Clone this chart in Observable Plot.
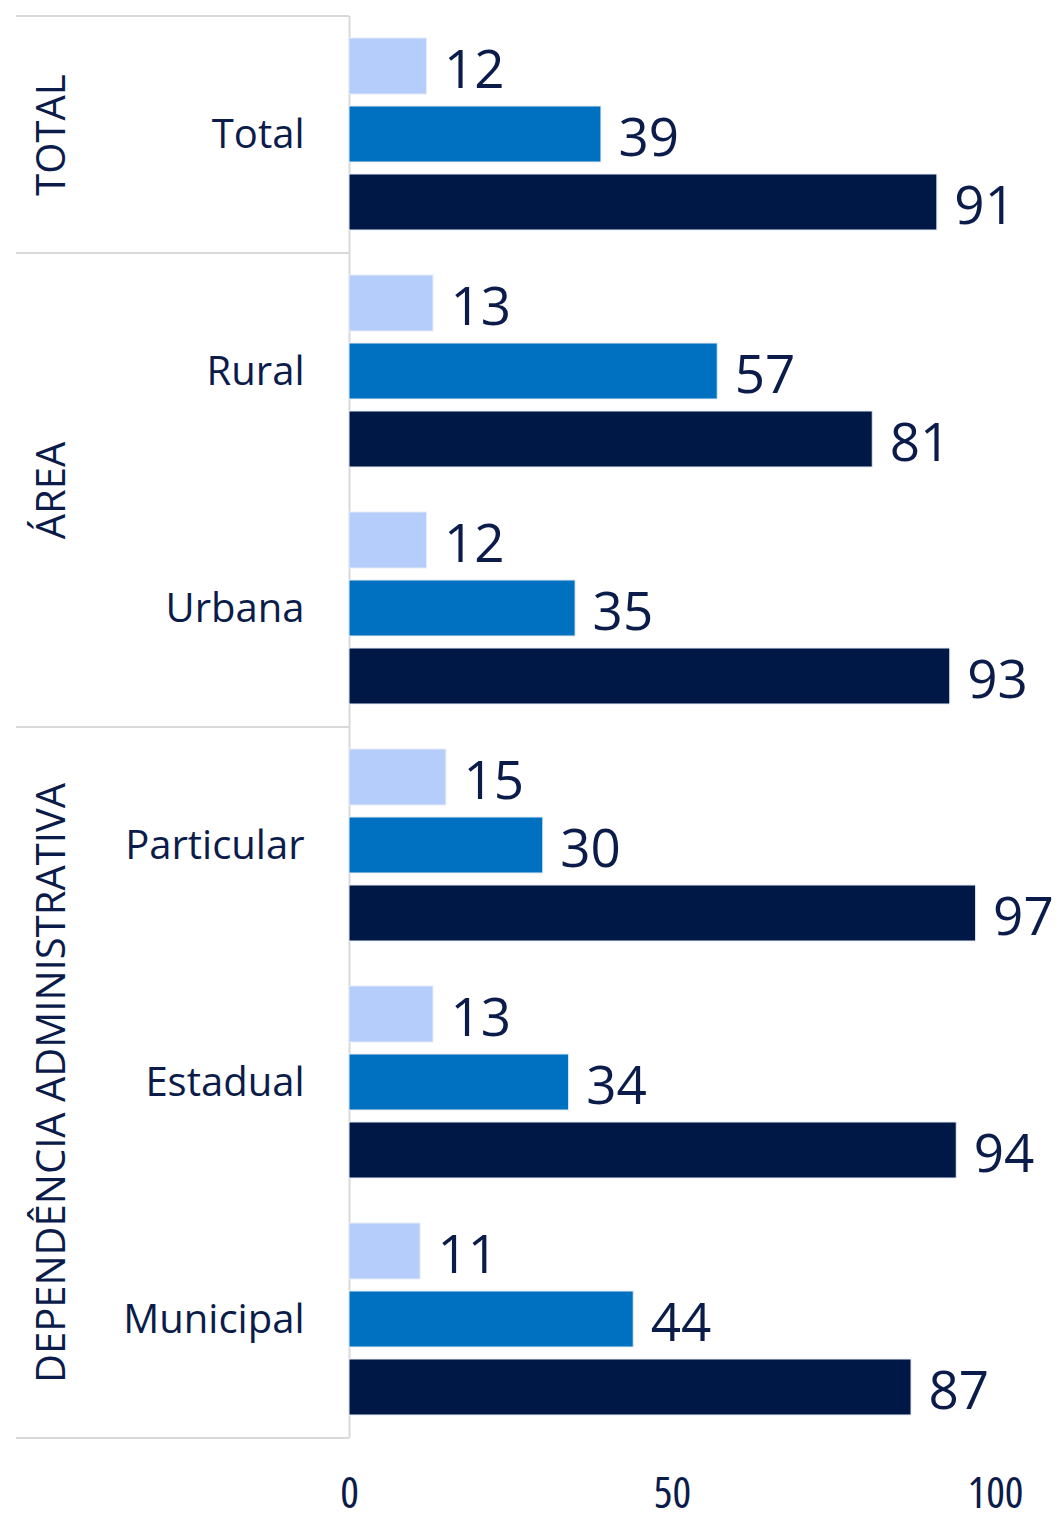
<!DOCTYPE html>
<html>
<head>
<meta charset="utf-8">
<script src="https://cdn.jsdelivr.net/npm/d3@7"></script>
<script src="https://cdn.jsdelivr.net/npm/@observablehq/plot@0.6"></script>
<style>
  html, body { margin: 0; padding: 0; background: #ffffff; }
  #chart { width: 1059px; height: 1518px; }
  .tick text { font-stretch: 80%; }
</style>
</head>
<body>
<div id="chart"></div>
<script>
// ---- data ----
const categories = ["Total", "Rural", "Urbana", "Particular", "Estadual", "Municipal"];
const seriesNames = ["Série 1", "Série 2", "Série 3"];
const series1 = [12, 13, 12, 15, 13, 11];
const series2 = [39, 57, 35, 30, 34, 44];
const series3 = [91, 81, 93, 97, 94, 87];
const groupLabels = ["TOTAL", "ÁREA", "DEPENDÊNCIA ADMINISTRATIVA"];
const groupAnchorCategory = ["Total", "Rural", "Estadual"];
const xTicks = [0, 50, 100];
const colors = ["#b4cdfb", "#0070c0", "#001845"];

const textColor = "#0b1c4a";
const numFont = "'Open Sans', 'Noto Sans', sans-serif";
const labelFont = "'Open Sans', 'Noto Sans', sans-serif";

const rows = [];
const seriesValues = [series1, series2, series3];
categories.forEach((c, i) => {
  seriesNames.forEach((s, j) => {
    rows.push({category: c, series: s, value: seriesValues[j][i]});
  });
});
const groups = groupLabels.map((g, i) => ({label: g, category: groupAnchorCategory[i]}));
const groupTextOptions = {
  fy: "category", text: "label", rotate: -90, lineAnchor: "middle",
  textAnchor: "middle", dx: -297, fill: textColor, fontSize: 40, fontFamily: labelFont
};

const plot = Plot.plot({
  width: 1059,
  height: 1518,
  marginTop: 15,
  marginBottom: 80,
  marginLeft: 349,
  marginRight: 64,
  style: {fontFamily: labelFont, fontSize: "40px", color: textColor, background: "#ffffff"},
  x: {domain: [0, 100], axis: null},
  y: {domain: seriesNames, axis: null, paddingInner: 0.17, paddingOuter: 0.32},
  fy: {domain: categories, padding: 0, axis: null},
  color: {domain: seriesNames, range: colors},
  marks: [
    Plot.ruleX([0], {stroke: "#d9d9d9", strokeWidth: 2}),
    Plot.barX(rows, {
      x: "value", y: "series", fy: "category", fill: "series",
      stroke: "#e6edf7", strokeWidth: 1
    }),
    Plot.text(rows, {
      x: "value", y: "series", fy: "category", text: d => String(d.value),
      textAnchor: "start", dx: 17, dy: 5, fill: textColor,
      fontSize: 53, fontFamily: numFont
    }),
    Plot.axisFy({
      anchor: "left", tickSize: 0, tickPadding: 45, label: null,
      fontSize: 40, fontFamily: labelFont, fill: textColor
    }),
    Plot.axisX({
      anchor: "bottom", ticks: xTicks, tickSize: 0, tickPadding: 38, label: null,
      fontSize: 44, fontFamily: numFont, fill: textColor, className: "tick"
    }),
    Plot.text(groups.filter(g => g.category !== "Rural"), {...groupTextOptions, frameAnchor: "left"}),
    Plot.text(groups.filter(g => g.category === "Rural"), {...groupTextOptions, frameAnchor: "bottom-left"})
  ]
});

document.getElementById("chart").appendChild(plot);

// separators between groups, positioned with the plot's fy scale
const fy = Plot.scale({fy: plot.scale("fy")});
const bw = fy.bandwidth;
const svg = d3.select(plot);
const sepYs = [
  fy.apply("Total"),
  fy.apply("Total") + bw,
  fy.apply("Urbana") + bw,
  fy.apply("Municipal") + bw
];
const x0 = Plot.scale({x: plot.scale("x")}).apply(0);
svg.insert("g", ":first-child")
  .selectAll("line")
  .data(sepYs)
  .join("line")
  .attr("x1", 16)
  .attr("x2", x0)
  .attr("y1", d => d)
  .attr("y2", d => d)
  .attr("stroke", "#d9d9d9")
  .attr("stroke-width", 2);
</script>
</body>
</html>
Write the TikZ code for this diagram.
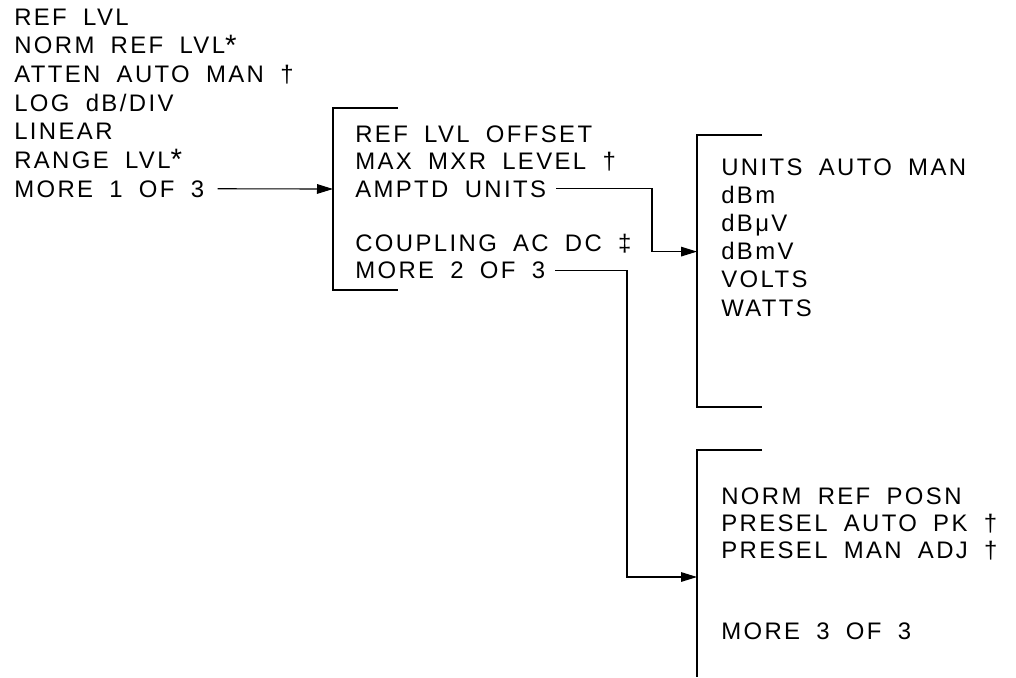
\documentclass[tikz,border=0pt]{standalone}
\usepackage{fontspec}
\setmainfont{Liberation Sans}[LetterSpace=10,WordSpace=1.8]
\usetikzlibrary{arrows.meta}
\newcommand{\bigast}{\raisebox{-1pt}{\fontsize{21}{21}\selectfont *}}

\begin{document}
\begin{tikzpicture}[
  x=0.025cm, y=-0.025cm,
  key/.style={anchor=base west, inner sep=0pt, font=\fontsize{17}{20}\selectfont},
  bracket/.style={line width=0.8pt},
  arrow/.style={-{Triangle[length=4mm,width=2.4mm]}, line width=0.8pt},
]
  \useasboundingbox (0,0) rectangle (1016,677);

  % Level menu, page 1
  \node[key] (reflvl) at (14,25) {REF LVL};
  \node[key] (normref) at (14,53.7) {NORM REF LVL\bigast};
  \node[key] (atten) at (14,82.3) {ATTEN AUTO MAN \textdagger};
  \node[key] (logdb) at (14,111) {LOG dB/DIV};
  \node[key] (linear) at (14,139.7) {LINEAR};
  \node[key] (rangelvl) at (14,168.3) {RANGE LVL\bigast};
  \node[key] (moreone) at (14,197) {MORE 1 OF 3};

  % Page 2
  \draw[bracket] (398,108) -- (333,108) -- (333,290) -- (398,290);
  \coordinate (pagetwo) at (333,189);
  \node[key] (reflvloff) at (355,142.4) {REF LVL OFFSET};
  \node[key] (maxmxr) at (355,169.7) {MAX MXR LEVEL \textdagger};
  \node[key] (amptdunits) at (355,197) {AMPTD UNITS};
  \node[key] (coupling) at (355,251.6) {COUPLING AC DC \textdaggerdbl};
  \node[key] (moretwo) at (355,278.9) {MORE 2 OF 3};

  % Amplitude units
  \draw[bracket] (762,135) -- (697,135) -- (697,407) -- (762,407);
  \coordinate (pagethree) at (697,251.6);
  \coordinate (unitsbend) at (652,0);
  \node[key] (unitsauto) at (721,175) {UNITS AUTO MAN};
  \node[key] (dbm) at (721,203.2) {dBm};
  \node[key] (dbuv) at (721,231.4) {dBμV};
  \node[key] (dbmv) at (721,259.6) {dBmV};
  \node[key] (volts) at (721,287.8) {VOLTS};
  \node[key] (watts) at (721,316) {WATTS};

  % Page 3
  \draw[bracket] (762,450) -- (697,450) -- (697,677);
  \coordinate (pagefour) at (697,577);
  \coordinate (morebend) at (627,0);
  \node[key] (normposn) at (721,504) {NORM REF POSN};
  \node[key] (preselpk) at (721,531) {PRESEL AUTO PK \textdagger};
  \node[key] (preseladj) at (721,558) {PRESEL MAN ADJ \textdagger};
  \node[key] (morethree) at (721,639) {MORE 3 OF 3};

  % Arrows
  \draw[arrow] ([xshift=0.33cm]moreone.east) -- (pagetwo);
  \draw[arrow] ([xshift=0.25cm]amptdunits.east) -| (unitsbend |- pagethree) -- (pagethree);
  \draw[arrow] ([xshift=0.25cm]moretwo.east) -| (morebend |- pagefour) -- (pagefour);
\end{tikzpicture}
\end{document}
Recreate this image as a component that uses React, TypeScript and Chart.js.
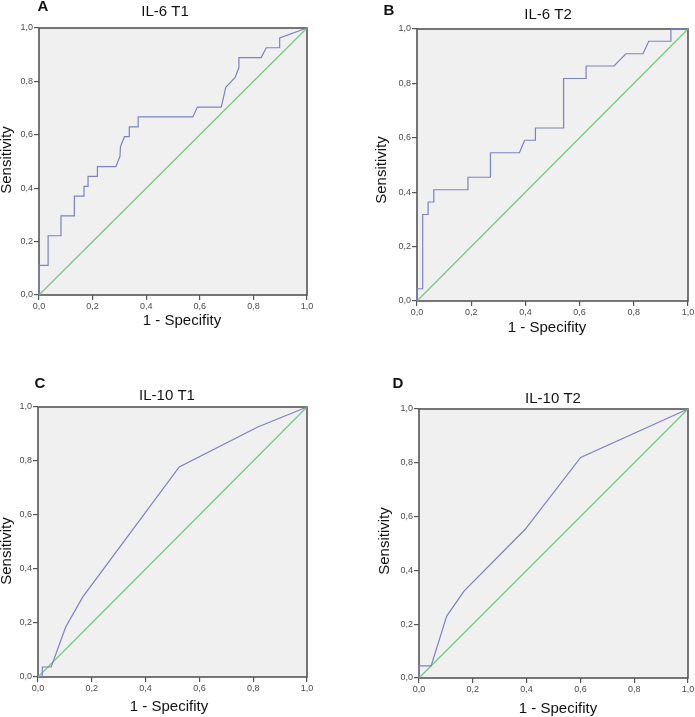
import React, { useEffect, useRef } from 'react';
import { Chart, registerables } from 'chart.js';

Chart.register(...registerables);

// ---------- data ----------
const tickLabels = ['0,0', '0,2', '0,4', '0,6', '0,8', '1,0'];
const panelLetters = ['A', 'B', 'C', 'D'];
const panelTitles = ['IL-6 T1', 'IL-6 T2', 'IL-10 T1', 'IL-10 T2'];
const xAxisTitle = '1 - Specifity';
const yAxisTitle = 'Sensitivity';

const refX = [0, 1];
const refY = [0, 1];

const il6T1X = [0, 0, 0.034, 0.034, 0.082, 0.082, 0.132, 0.132, 0.168, 0.168, 0.183, 0.183, 0.218, 0.218, 0.287, 0.302, 0.304, 0.319, 0.337, 0.337, 0.37, 0.37, 0.574, 0.591, 0.68, 0.697, 0.732, 0.746, 0.746, 0.829, 0.848, 0.898, 0.898, 1];
const il6T1Y = [0, 0.111, 0.111, 0.222, 0.222, 0.296, 0.296, 0.37, 0.37, 0.407, 0.407, 0.444, 0.444, 0.481, 0.481, 0.519, 0.556, 0.593, 0.593, 0.63, 0.63, 0.667, 0.667, 0.704, 0.704, 0.778, 0.815, 0.852, 0.889, 0.889, 0.926, 0.926, 0.963, 1];

const il6T2X = [0, 0, 0.021, 0.021, 0.041, 0.041, 0.062, 0.062, 0.188, 0.188, 0.271, 0.271, 0.378, 0.397, 0.437, 0.437, 0.541, 0.541, 0.624, 0.624, 0.727, 0.771, 0.834, 0.855, 0.937, 0.937, 1];
const il6T2Y = [0, 0.045, 0.045, 0.318, 0.318, 0.364, 0.364, 0.409, 0.409, 0.455, 0.455, 0.545, 0.545, 0.591, 0.591, 0.636, 0.636, 0.818, 0.818, 0.864, 0.864, 0.909, 0.909, 0.955, 0.955, 1, 1];

const il10T1X = [0, 0.016, 0.016, 0.049, 0.103, 0.166, 0.525, 0.817, 1];
const il10T1Y = [0, 0, 0.037, 0.037, 0.185, 0.296, 0.778, 0.926, 1];

const il10T2X = [0, 0, 0.045, 0.103, 0.168, 0.394, 0.601, 1];
const il10T2Y = [0, 0.045, 0.045, 0.23, 0.324, 0.552, 0.82, 1];

const curvesX = [il6T1X, il6T2X, il10T1X, il10T2X];
const curvesY = [il6T1Y, il6T2Y, il10T1Y, il10T2Y];

// ---------- layout ----------
const W = 695;
const H = 717;
const layouts = [
  { l: 39, t: 28, r: 307, b: 295, yTitle: [7, 160], xTitle: [182, 321], letter: [43, 7], title: [165, 12] },
  { l: 417, t: 29, r: 688, b: 301, yTitle: [382, 170], xTitle: [547, 328], letter: [389, 11], title: [548, 15] },
  { l: 38, t: 407, r: 307, b: 677, yTitle: [7, 551], xTitle: [169, 707], letter: [40, 384], title: [167, 396] },
  { l: 419, t: 409, r: 688, b: 678, yTitle: [385, 541], xTitle: [558, 709], letter: [398, 384], title: [553, 399] },
];

const FONT = "'Liberation Sans', Arial, sans-serif";
const BLUE = '#7b82c2';
const GREEN = '#74c97c';
const FRAME = '#555555';
const TICK_BOX = 20;

const decorPlugin = {
  id: 'decor',
  beforeDraw(chart: any) {
    const { ctx, chartArea: a } = chart;
    ctx.save();
    ctx.fillStyle = '#f0f0f0';
    ctx.fillRect(a.left, a.top, a.right - a.left, a.bottom - a.top);
    ctx.restore();
  },
  beforeDatasetsDraw(chart: any) {
    const { ctx, chartArea: a } = chart;
    ctx.save();
    ctx.strokeStyle = FRAME;
    ctx.lineWidth = 1.6;
    ctx.strokeRect(a.left, a.top, a.right - a.left, a.bottom - a.top);
    ctx.restore();
  },
  afterDraw(chart: any, _a: any, opts: any) {
    const { ctx } = chart;
    ctx.save();
    ctx.textAlign = 'center';
    ctx.textBaseline = 'middle';
    ctx.fillStyle = '#111';
    ctx.font = `bold 15px ${FONT}`;
    ctx.fillText(opts.letter, opts.letterPos[0], opts.letterPos[1]);
    ctx.font = `15px ${FONT}`;
    ctx.fillText(opts.title, opts.titlePos[0], opts.titlePos[1]);
    ctx.fillText(opts.xTitle, opts.xTitlePos[0], opts.xTitlePos[1]);
    ctx.translate(opts.yTitlePos[0], opts.yTitlePos[1]);
    ctx.rotate(-Math.PI / 2);
    ctx.fillText(opts.yTitle, 0, 0);
    ctx.restore();
  },
};

function makeConfig(i: number) {
  const L = layouts[i];
  const pts = curvesX[i].map((x, k) => ({ x, y: curvesY[i][k] }));
  const diag = refX.map((x, k) => ({ x, y: refY[k] }));
  const tickCb = (v: any) => {
    const idx = Math.round(Number(v) / 0.2);
    return Math.abs(Number(v) - idx * 0.2) < 1e-6 ? tickLabels[idx] : '';
  };
  const commonScale = {
    type: 'linear',
    min: 0,
    max: 1,
    border: { display: false },
    grid: { drawOnChartArea: false, drawTicks: true, tickLength: 5, color: FRAME, lineWidth: 1.2 },
    ticks: { stepSize: 0.2, padding: 1, color: '#4a4a4a', font: { family: FONT, size: 9 }, callback: tickCb, autoSkip: false },
    title: { display: false },
  };
  return {
    type: 'scatter',
    data: {
      datasets: [
        { data: diag, showLine: true, borderColor: GREEN, borderWidth: 1.2, pointRadius: 0, clip: false, order: 2 },
        { data: pts, showLine: true, borderColor: BLUE, borderWidth: 1.2, pointRadius: 0, clip: false, order: 1 },
      ],
    },
    options: {
      responsive: false,
      animation: false,
      events: [],
      layout: {
        padding: { left: L.l - TICK_BOX, top: L.t, right: W - L.r, bottom: H - L.b - TICK_BOX },
      },
      plugins: {
        legend: { display: false },
        tooltip: { enabled: false },
        title: { display: false },
        decor: {
          letter: panelLetters[i],
          title: panelTitles[i],
          xTitle: xAxisTitle,
          yTitle: yAxisTitle,
          letterPos: L.letter,
          titlePos: L.title,
          xTitlePos: L.xTitle,
          yTitlePos: L.yTitle,
        },
      },
      scales: {
        x: {
          ...commonScale,
          position: 'bottom',
          afterFit: (s: any) => { s.height = TICK_BOX; s.paddingLeft = 0; s.paddingRight = 0; },
        },
        y: {
          ...commonScale,
          position: 'left',
          afterFit: (s: any) => { s.width = TICK_BOX; s.paddingTop = 0; s.paddingBottom = 0; },
        },
      },
    },
    plugins: [decorPlugin],
  };
}

function Panel({ index }: { index: number }) {
  const ref = useRef<HTMLCanvasElement>(null);
  useEffect(() => {
    const chart = new Chart(ref.current as HTMLCanvasElement, makeConfig(index) as any);
    return () => chart.destroy();
  }, [index]);
  return (
    <canvas
      ref={ref}
      width={W}
      height={H}
      style={{ position: 'absolute', left: 0, top: 0, width: W, height: H }}
    />
  );
}

export default function App() {
  return (
    <div style={{ position: 'fixed', left: 0, top: 0, width: W, height: H, background: '#ffffff' }}>
      {[0, 1, 2, 3].map((i) => (
        <Panel key={i} index={i} />
      ))}
    </div>
  );
}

What you need to do
Report only the number of lines in the listing that contain the word "React".

Final answer
2